This isn’t new news but it was new to me. “Modern” macs have a security feature called “Full Disk Access” which sits on top of your computer’s normal security systems and prevents programs from accessing certain files/resources.
This is good — but apparently something about the protections of Full Disk Access prevent
cron from working on your Mac out of the box.
There are solutions — but neither one is great. Option 1 is to add the
/usr/sbni/cron binary to the Full Disk Access allowlist — i.e. to opt it out of the protections offered by Full Disk Access. This works — but at the cost of some security and leaving you with a nagging hope/worry that Apple engineers are considering this use case when making decisions related to overall system security.
The other solution might be just dropping your use of cron entirely and using Apple’s launchd system instead.
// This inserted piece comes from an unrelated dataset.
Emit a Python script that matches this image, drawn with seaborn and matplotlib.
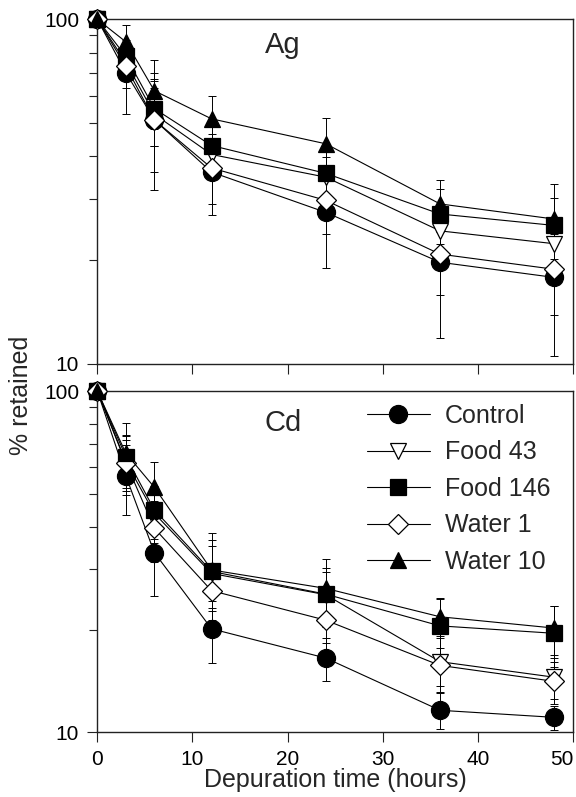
import numpy as np
import pandas as pd
import matplotlib
matplotlib.use("Agg")
import matplotlib.pyplot as plt
import seaborn as sns
from matplotlib.ticker import LogLocator, NullFormatter, NullLocator, FixedLocator, FixedFormatter

# ---------------- data ----------------
time_h = [0, 3, 6, 12, 24, 36, 48]
series_names = ["Control", "Food 43", "Food 146", "Water 1", "Water 10"]

# Ag panel (% retained)
ag_control = [100, 70, 51, 36, 27.5, 19.7, 17.8]
ag_food43 = [100, 75, 53, 40.5, 34.8, 24.3, 22.3]
ag_food146 = [100, 78, 55, 43, 35.7, 27.2, 25.2]
ag_water1 = [100, 73, 51, 37, 29.8, 20.8, 18.8]
ag_water10 = [100, 86, 62, 51.4, 43.5, 29.1, 26.3]

ag_control_sd = [0, 17, 19, 9, 8.5, 7.8, 7.3]
ag_food43_sd = [0, 8, 10, 6, 5, 4, 4]
ag_food146_sd = [0, 8, 12, 7, 6, 5, 5]
ag_water1_sd = [0, 10, 15, 8, 6, 5, 5]
ag_water10_sd = [0, 10, 14, 8.4, 8.3, 5, 7]

# Cd panel (% retained)
cd_control = [100, 56.4, 33.6, 20.1, 16.5, 11.6, 11.06]
cd_food43 = [100, 62, 43.8, 29.2, 25.3, 16.1, 14.5]
cd_food146 = [100, 64.2, 44.8, 29.6, 25.4, 20.5, 19.5]
cd_water1 = [100, 61.6, 39.6, 26.0, 21.3, 15.7, 14.1]
cd_water10 = [100, 65.7, 52.2, 29.9, 26.4, 21.8, 20.2]

cd_control_sd = [0, 13, 8.5, 4.1, 2.4, 1.4, 0.9]
cd_food43_sd = [0, 10, 8, 6, 5, 3, 2]
cd_food146_sd = [0, 10, 8, 7, 4, 4, 4]
cd_water1_sd = [0, 12, 8, 5, 3, 2, 2]
cd_water10_sd = [0, 14.7, 9.8, 8.5, 5.7, 2.9, 3.3]

ag_values = [ag_control, ag_food43, ag_food146, ag_water1, ag_water10]
ag_sds = [ag_control_sd, ag_food43_sd, ag_food146_sd, ag_water1_sd, ag_water10_sd]
cd_values = [cd_control, cd_food43, cd_food146, cd_water1, cd_water10]
cd_sds = [cd_control_sd, cd_food43_sd, cd_food146_sd, cd_water1_sd, cd_water10_sd]

y_ticks = [10, 100]
y_tick_labels = ["10", "100"]
x_ticks = [0, 10, 20, 30, 40, 50]
x_tick_labels = ["0", "10", "20", "30", "40", "50"]

# ---------------- style ----------------
sns.set_theme(style="ticks")
plt.rcParams["font.family"] = ["Liberation Sans", "DejaVu Sans"]

markers = ["o", "v", "s", "D", "^"]
facecolors = ["black", "white", "black", "white", "black"]
msizes = [13, 12, 11, 10, 12]

fig = plt.figure(figsize=(5.76, 7.97), dpi=100)
ax_top = fig.add_axes([0.1689, 0.5437, 0.8264, 0.4321])
ax_bot = fig.add_axes([0.1689, 0.0812, 0.8264, 0.4282])


def draw_panel(ax, values, sds, with_label):
    for i, (name, vals, sd) in enumerate(zip(series_names, values, sds)):
        ax.errorbar(time_h[1:], vals[1:], yerr=sd[1:], fmt="none", ecolor="black",
                    elinewidth=0.7, capsize=3, capthick=0.7, zorder=1, clip_on=False)
        df = pd.DataFrame({"time": time_h, "retained": vals})
        kws = dict(label=name) if with_label else {}
        sns.lineplot(data=df, x="time", y="retained", ax=ax, color="black",
                     linewidth=0.8, marker=markers[i], markersize=msizes[i],
                     markerfacecolor=facecolors[i], markeredgecolor="black",
                     markeredgewidth=0.9, clip_on=False, zorder=2 + i,
                     errorbar=None, **kws)
    ax.set_yscale("log")
    ax.set_ylim(10, 100)
    ax.set_xlim(0, 50)
    ax.yaxis.set_major_locator(FixedLocator(y_ticks))
    ax.yaxis.set_major_formatter(FixedFormatter(y_tick_labels))
    ax.yaxis.set_minor_locator(LogLocator(base=10, subs=np.arange(2, 10), numticks=20))
    ax.yaxis.set_minor_formatter(NullFormatter())
    ax.xaxis.set_major_locator(FixedLocator(x_ticks))
    ax.xaxis.set_major_formatter(FixedFormatter(x_tick_labels))
    ax.xaxis.set_minor_locator(NullLocator())
    ax.set_xlabel("")
    ax.set_ylabel("")
    for sp in ax.spines.values():
        sp.set_visible(True)
        sp.set_linewidth(1.0)
        sp.set_color("#222222")
    ax.tick_params(which="major", direction="out", length=7, width=0.8,
                   labelsize=15, pad=6, colors="#222222", labelcolor="black")
    ax.tick_params(which="minor", direction="out", length=6, width=0.8, colors="#222222")
    ax.tick_params(top=False, right=False)


draw_panel(ax_top, ag_values, ag_sds, False)
draw_panel(ax_bot, cd_values, cd_sds, True)

ax_top.tick_params(labelbottom=False)
if ax_top.get_legend() is not None:
    ax_top.get_legend().remove()

# keep the last x tick label inside the figure
fig.canvas.draw()
ax_bot.get_xticklabels()[-1].set_horizontalalignment("right")

ax_top.text(0.39, 0.925, "Ag", transform=ax_top.transAxes, ha="center", va="center", fontsize=21)
ax_bot.text(0.39, 0.906, "Cd", transform=ax_bot.transAxes, ha="center", va="center", fontsize=21)

ax_bot.legend(loc="upper left", bbox_to_anchor=(0.567, 0.962), frameon=False,
              fontsize=18, handlelength=2.5, handletextpad=0.6, labelspacing=0.5,
              borderpad=0, borderaxespad=0)

fig.text(335 / 576, 1 - 780 / 797, "Depuration time (hours)", ha="center", va="center", fontsize=18)
fig.text(21 / 576, 1 - 395 / 797, "% retained", ha="center", va="center", fontsize=18, rotation=90)

fig.savefig("out.png", dpi=100)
Launchd has been around for a long time and is probably better than cron, but it’s also more complicated and the time you spend learning launchd won’t really apply to other areas of your computing life. While it’s open source I’ve never seen it used outside of Apple’s own computers.
Speaking of cron — I recently embraced certbot and Let’s Encrypt for my SSL/HTTPS needs and noticed that after setup certbot wasn’t using cron to check for and update its certificates. Instead it was using systemd-timers. Again, a system that’s probably better than cron, but also more complicated.